1922 yılından 1940’ların ortasına kadar Türk Sineması’nın tüm yükü usta yönetmen Muhsin Ertuğrul tarafından omuzlandı. Tiyatrocular dönemi olarak adlandırılan bu dönemde Muhsin Ertuğrul, 32 filme imza attı.
Muhsin Ertuğrul, Türkiye’nin ilk sesli filmi olan İstanbul Sokakları’nda filmini çekti. 1931 yılında çekilen film, Türk, Yunan ve Mısır ortak yapımıydı. Dönemi içinde oldukça yüksek bir bütçeye sahip olan film, Türk Sinema tarihindeki ilk ortak prodüksiyonlu yapım olma özelliğini de taşıyor.

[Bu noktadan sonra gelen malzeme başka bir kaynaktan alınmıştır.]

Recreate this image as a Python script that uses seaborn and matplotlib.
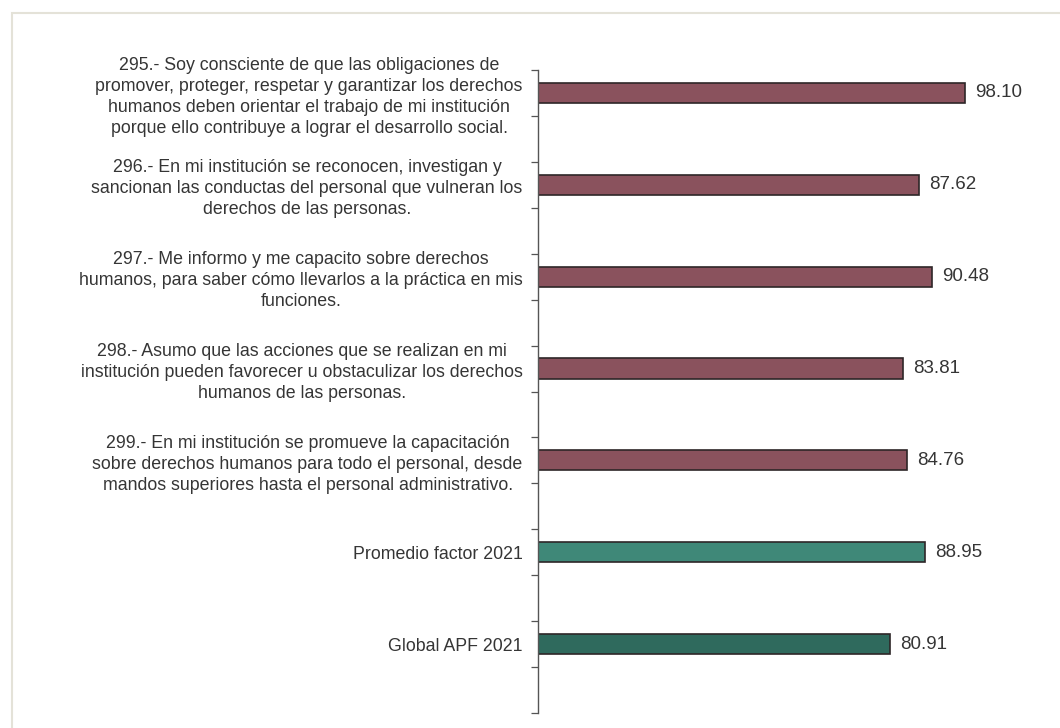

Muhsin Ertuğrul’un 1934’te ikinci kez perdeye uyarladığı Leblebici Horhor Ağa Venedik 2. Uluslararası Film Şenliği’nde Onur Diploması aldı ve 1934 yılında çekilen Leblebici Horhor Ağa ilk uluslararası ödül alan Türk filmi oldu.
Türk sinemasının ilk yarışması ise Yerli Film Yapanlar Cemiyeti tarafından 1948’de gerçekleştirildi. Yarışma sonucunda, En İyi Film Şakir Sırmalı’nın Unutulan Sır, En İyi Erkek Oyuncu Kadri Erdoğan, En İyi Kadın Oyuncu ise Cahide Sonku oldu.
1949 yılında Aydın Arakon’un yönetmenliğini ve senaristliğini üstlendiği ‘Çığlık’ filmi, Türkiye’de çekilen ilk korku filmi oldu. Maalesef bu yapımın da hiçbir kopyası günümüze ulaşamadı.